## Instructions to follow
Images are not part of the copy; transcribe all the data exactly.

========

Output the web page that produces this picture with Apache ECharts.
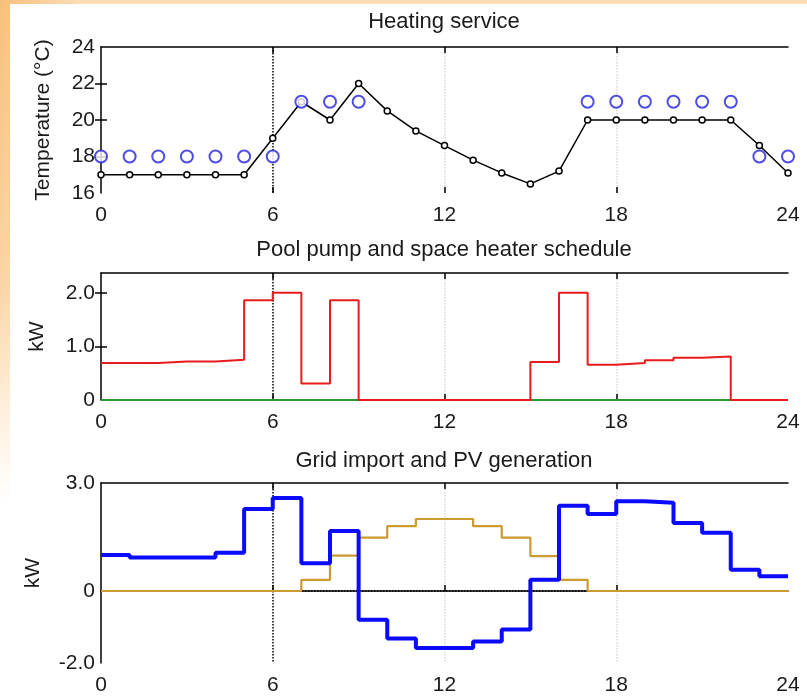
<!DOCTYPE html>
<html><head><meta charset="utf-8">
<script src="https://cdn.jsdelivr.net/npm/echarts@6/dist/echarts.min.js"></script>
<style>
html,body{margin:0;padding:0;}
body{width:807px;height:696px;position:relative;overflow:hidden;
background:linear-gradient(to right, rgba(255,255,255,0) 0px, rgba(255,255,255,0.45) 80px),
linear-gradient(to bottom, #f8c07a 0%, #fbd4a2 40%, #fef0de 60%, #ffffff 72%);}
#bg{position:absolute;left:10px;top:4px;right:0;bottom:0;background:#fff;}
#c{position:absolute;left:0;top:0;width:807px;height:696px;}
</style>
</head><body><div id="bg"></div><div id="c"></div>
<script>
// ---- data ----
const hours = [0,1,2,3,4,5,6,7,8,9,10,11,12,13,14,15,16,17,18,19,20,21,22,23,24];
const xTickValues = [0,6,12,18,24];
const titles = ['Heating service','Pool pump and space heater schedule','Grid import and PV generation'];
const tempActual = [17,17,17,17,17,17,19,21,20,22,20.5,19.4,18.6,17.8,17.1,16.5,17.2,20,20,20,20,20,20,18.6,17.1];
const setpointHours = [0,1,2,3,4,5,6,7,8,9,17,18,19,20,21,22,23,24];
const setpointTemps = [18,18,18,18,18,18,18,21,21,21,21,21,21,21,21,21,18,18];
const pumpPower = [0.69,0.69,0.72,0.72,0.75,1.86,2.0,0.31,1.86,0,0,0,0,0,0,0.71,2.0,0.66,0.69,0.74,0.79,0.81,0,0,0];
const heaterPower = [0,0,0,0,0,0,0,0,0,0,0,0,0,0,0,0,0,0,0,0,0,0,0,0,0];
const gridImport = [1.0,0.93,0.93,0.93,1.06,2.28,2.58,0.77,1.67,-0.8,-1.32,-1.58,-1.58,-1.4,-1.07,0.31,2.37,2.14,2.49,2.45,1.89,1.62,0.59,0.41,0.41];
const pvGeneration = [0,0,0,0,0,0,0,0.31,0.98,1.48,1.8,2.0,2.0,1.8,1.48,0.97,0.31,0,0,0,0,0,0,0,0];
const tempTicks = [16,18,20,22,24];
const kwTicksMid = [0,1,2];
const kwTicksBottom = [-2,0,3];

// ---- chart ----
const FONT = 'Liberation Sans, Arial, Helvetica, sans-serif';
const TXT = '#1a1a1a';
const pair = (xs, ys) => xs.map((x, i) => [x, ys[i]]);
const fmtKW = v => (v === 0 ? '0' : v.toFixed(1));

const grids = [
  {left:101, right:19, top:47, height:146},
  {left:101, right:19, top:273, height:127},
  {left:101, right:19, top:483, height:182}
];

function xAxesFor(gi, showBottomLine) {
  return [{
    type:'value', gridIndex:gi, position:'bottom', min:0, max:24, interval:6,
    axisLine:{show:showBottomLine, lineStyle:{color:'#000', width:1.5}},
    axisTick:{show:true, inside:true, length:6, customValues:[6,12,18], lineStyle:{color:'#000', width:1.5}},
    axisLabel:{fontSize:21, color:TXT, margin:12, fontFamily:FONT, customValues:xTickValues},
    splitLine:{show:true, lineStyle:{type:'dotted', width:1.5, color:['#000','#d8d8d8','#d8d8d8','rgba(0,0,0,0)']}}
  },{
    type:'value', gridIndex:gi, position:'top', min:0, max:24, interval:6,
    axisLine:{show:true, onZero:false, lineStyle:{color:'#000', width:1.5}},
    axisTick:{show:true, inside:true, length:6, customValues:[6,12,18], lineStyle:{color:'#000', width:1.5}},
    axisLabel:{show:false}, splitLine:{show:false}
  }];
}
function yAxesFor(gi, min, max, labelVals, tickVals, name, nameGap, fmt) {
  return [{
    type:'value', gridIndex:gi, position:'left', min:min, max:max,
    name:name, nameLocation:'middle', nameGap:nameGap, nameRotate:90,
    nameTextStyle:{fontSize:21, color:TXT, fontFamily:FONT},
    axisLine:{show:true, onZero:false, lineStyle:{color:'#000', width:1.5}},
    axisTick:{show:tickVals.length>0, inside:true, length:6, customValues:tickVals, lineStyle:{color:'#000', width:1.5}},
    axisLabel:{fontSize:21, color:TXT, margin:6, fontFamily:FONT, customValues:labelVals, formatter:fmt},
    splitLine:{show:false}
  },{
    type:'value', gridIndex:gi, position:'right', min:min, max:max,
    axisLine:{show:false},
    axisTick:{show:tickVals.length>0, inside:true, length:6, customValues:tickVals, lineStyle:{color:'#000', width:1.5}},
    axisLabel:{show:false}, splitLine:{show:false}
  }];
}

const option = {
  animation:false,
  backgroundColor:'transparent',
  textStyle:{fontFamily:FONT},
  title: titles.map((t, i) => ({
    text:t, left:444, top:[11,239,450][i], textAlign:'center', padding:0,
    textStyle:{fontSize:22, fontWeight:'normal', color:TXT, fontFamily:FONT}
  })),
  grid: grids,
  xAxis: [].concat(xAxesFor(0,false), xAxesFor(1,false), xAxesFor(2,true)),
  yAxis: [].concat(
    yAxesFor(0,16,24,tempTicks,[18,20,22],'Temperature (\u00B0C)',47, v => String(v)),
    yAxesFor(1,0,2.37,kwTicksMid,[1,2],'kW',53, fmtKW),
    yAxesFor(2,-2,3,kwTicksBottom,[],'kW',57, fmtKW)
  ),
  series: [
    {type:'line', name:'Indoor temperature', xAxisIndex:0, yAxisIndex:0, data:pair(hours, tempActual),
     symbol:'circle', symbolSize:6, z:3,
     lineStyle:{color:'#000', width:1.5}, itemStyle:{color:'#fff', borderColor:'#000', borderWidth:1.5}},
    {type:'scatter', name:'Setpoint', xAxisIndex:0, yAxisIndex:0, data:pair(setpointHours, setpointTemps),
     symbol:'emptyCircle', symbolSize:12, z:4,
     itemStyle:{color:'#2020e0', borderColor:'#2020e0', borderWidth:2}},
    {type:'line', name:'Space heater', xAxisIndex:2, yAxisIndex:2, data:pair(hours, heaterPower),
     step:'end', showSymbol:false, z:2, lineStyle:{color:'#2a9a2a', width:2}},
    {type:'line', name:'Pool pump', xAxisIndex:2, yAxisIndex:2, data:pair(hours, pumpPower),
     step:'end', showSymbol:false, z:3, lineStyle:{color:'#e81c1c', width:2}},
    {type:'line', name:'PV generation', xAxisIndex:4, yAxisIndex:4, data:pair(hours, pvGeneration),
     step:'end', showSymbol:false, z:3, lineStyle:{color:'#cc9a30', width:2.2},
     markLine:{z:1, silent:true, symbol:'none', label:{show:false},
       lineStyle:{type:'dotted', color:'#000', width:1.5}, data:[{yAxis:0}]}},
    {type:'line', name:'Grid import', xAxisIndex:4, yAxisIndex:4, data:pair(hours, gridImport),
     step:'end', showSymbol:false, z:4, lineStyle:{color:'#0a0aff', width:4}}
  ]
};
const chart = echarts.init(document.getElementById('c'), null, {renderer:'canvas'});
chart.setOption(option);
</script>
</body></html>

========

## Task output
Output the web page that produces this picture with Apache ECharts.
<!DOCTYPE html>
<html><head><meta charset="utf-8">
<script src="https://cdn.jsdelivr.net/npm/echarts@6/dist/echarts.min.js"></script>
<style>
html,body{margin:0;padding:0;}
body{width:807px;height:696px;position:relative;overflow:hidden;
background:linear-gradient(to right, rgba(255,255,255,0) 0px, rgba(255,255,255,0.45) 80px),
linear-gradient(to bottom, #f8c07a 0%, #fbd4a2 40%, #fef0de 60%, #ffffff 72%);}
#bg{position:absolute;left:10px;top:4px;right:0;bottom:0;background:#fff;}
#c{position:absolute;left:0;top:0;width:807px;height:696px;}
</style>
</head><body><div id="bg"></div><div id="c"></div>
<script>
// ---- data ----
const hours = [0,1,2,3,4,5,6,7,8,9,10,11,12,13,14,15,16,17,18,19,20,21,22,23,24];
const xTickValues = [0,6,12,18,24];
const titles = ['Heating service','Pool pump and space heater schedule','Grid import and PV generation'];
const tempActual = [17,17,17,17,17,17,19,21,20,22,20.5,19.4,18.6,17.8,17.1,16.5,17.2,20,20,20,20,20,20,18.6,17.1];
const setpointHours = [0,1,2,3,4,5,6,7,8,9,17,18,19,20,21,22,23,24];
const setpointTemps = [18,18,18,18,18,18,18,21,21,21,21,21,21,21,21,21,18,18];
const pumpPower = [0.69,0.69,0.72,0.72,0.75,1.86,2.0,0.31,1.86,0,0,0,0,0,0,0.71,2.0,0.66,0.69,0.74,0.79,0.81,0,0,0];
const heaterPower = [0,0,0,0,0,0,0,0,0,0,0,0,0,0,0,0,0,0,0,0,0,0,0,0,0];
const gridImport = [1.0,0.93,0.93,0.93,1.06,2.28,2.58,0.77,1.67,-0.8,-1.32,-1.58,-1.58,-1.4,-1.07,0.31,2.37,2.14,2.49,2.45,1.89,1.62,0.59,0.41,0.41];
const pvGeneration = [0,0,0,0,0,0,0,0.31,0.98,1.48,1.8,2.0,2.0,1.8,1.48,0.97,0.31,0,0,0,0,0,0,0,0];
const tempTicks = [16,18,20,22,24];
const kwTicksMid = [0,1,2];
const kwTicksBottom = [-2,0,3];

// ---- chart ----
const FONT = 'Liberation Sans, Arial, Helvetica, sans-serif';
const TXT = '#1a1a1a';
const pair = (xs, ys) => xs.map((x, i) => [x, ys[i]]);
const fmtKW = v => (v === 0 ? '0' : v.toFixed(1));

const grids = [
  {left:101, right:19, top:47, height:146},
  {left:101, right:19, top:273, height:127},
  {left:101, right:19, top:483, height:182}
];

function xAxesFor(gi, showBottomLine) {
  return [{
    type:'value', gridIndex:gi, position:'bottom', min:0, max:24, interval:6,
    axisLine:{show:showBottomLine, lineStyle:{color:'#000', width:1.5}},
    axisTick:{show:true, inside:true, length:6, customValues:[6,12,18], lineStyle:{color:'#000', width:1.5}},
    axisLabel:{fontSize:21, color:TXT, margin:12, fontFamily:FONT, customValues:xTickValues},
    splitLine:{show:true, lineStyle:{type:'dotted', width:1.5, color:['#000','#d8d8d8','#d8d8d8','rgba(0,0,0,0)']}}
  },{
    type:'value', gridIndex:gi, position:'top', min:0, max:24, interval:6,
    axisLine:{show:true, onZero:false, lineStyle:{color:'#000', width:1.5}},
    axisTick:{show:true, inside:true, length:6, customValues:[6,12,18], lineStyle:{color:'#000', width:1.5}},
    axisLabel:{show:false}, splitLine:{show:false}
  }];
}
function yAxesFor(gi, min, max, labelVals, tickVals, name, nameGap, fmt) {
  return [{
    type:'value', gridIndex:gi, position:'left', min:min, max:max,
    name:name, nameLocation:'middle', nameGap:nameGap, nameRotate:90,
    nameTextStyle:{fontSize:21, color:TXT, fontFamily:FONT},
    axisLine:{show:true, onZero:false, lineStyle:{color:'#000', width:1.5}},
    axisTick:{show:tickVals.length>0, inside:true, length:6, customValues:tickVals, lineStyle:{color:'#000', width:1.5}},
    axisLabel:{fontSize:21, color:TXT, margin:6, fontFamily:FONT, customValues:labelVals, formatter:fmt},
    splitLine:{show:false}
  },{
    type:'value', gridIndex:gi, position:'right', min:min, max:max,
    axisLine:{show:false},
    axisTick:{show:tickVals.length>0, inside:true, length:6, customValues:tickVals, lineStyle:{color:'#000', width:1.5}},
    axisLabel:{show:false}, splitLine:{show:false}
  }];
}

const option = {
  animation:false,
  backgroundColor:'transparent',
  textStyle:{fontFamily:FONT},
  title: titles.map((t, i) => ({
    text:t, left:444, top:[11,239,450][i], textAlign:'center', padding:0,
    textStyle:{fontSize:22, fontWeight:'normal', color:TXT, fontFamily:FONT}
  })),
  grid: grids,
  xAxis: [].concat(xAxesFor(0,false), xAxesFor(1,false), xAxesFor(2,true)),
  yAxis: [].concat(
    yAxesFor(0,16,24,tempTicks,[18,20,22],'Temperature (\u00B0C)',47, v => String(v)),
    yAxesFor(1,0,2.37,kwTicksMid,[1,2],'kW',53, fmtKW),
    yAxesFor(2,-2,3,kwTicksBottom,[],'kW',57, fmtKW)
  ),
  series: [
    {type:'line', name:'Indoor temperature', xAxisIndex:0, yAxisIndex:0, data:pair(hours, tempActual),
     symbol:'circle', symbolSize:6, z:3,
     lineStyle:{color:'#000', width:1.5}, itemStyle:{color:'#fff', borderColor:'#000', borderWidth:1.5}},
    {type:'scatter', name:'Setpoint', xAxisIndex:0, yAxisIndex:0, data:pair(setpointHours, setpointTemps),
     symbol:'emptyCircle', symbolSize:12, z:4,
     itemStyle:{color:'#2020e0', borderColor:'#2020e0', borderWidth:2}},
    {type:'line', name:'Space heater', xAxisIndex:2, yAxisIndex:2, data:pair(hours, heaterPower),
     step:'end', showSymbol:false, z:2, lineStyle:{color:'#2a9a2a', width:2}},
    {type:'line', name:'Pool pump', xAxisIndex:2, yAxisIndex:2, data:pair(hours, pumpPower),
     step:'end', showSymbol:false, z:3, lineStyle:{color:'#e81c1c', width:2}},
    {type:'line', name:'PV generation', xAxisIndex:4, yAxisIndex:4, data:pair(hours, pvGeneration),
     step:'end', showSymbol:false, z:3, lineStyle:{color:'#cc9a30', width:2.2},
     markLine:{z:1, silent:true, symbol:'none', label:{show:false},
       lineStyle:{type:'dotted', color:'#000', width:1.5}, data:[{yAxis:0}]}},
    {type:'line', name:'Grid import', xAxisIndex:4, yAxisIndex:4, data:pair(hours, gridImport),
     step:'end', showSymbol:false, z:4, lineStyle:{color:'#0a0aff', width:4}}
  ]
};
const chart = echarts.init(document.getElementById('c'), null, {renderer:'canvas'});
chart.setOption(option);
</script>
</body></html>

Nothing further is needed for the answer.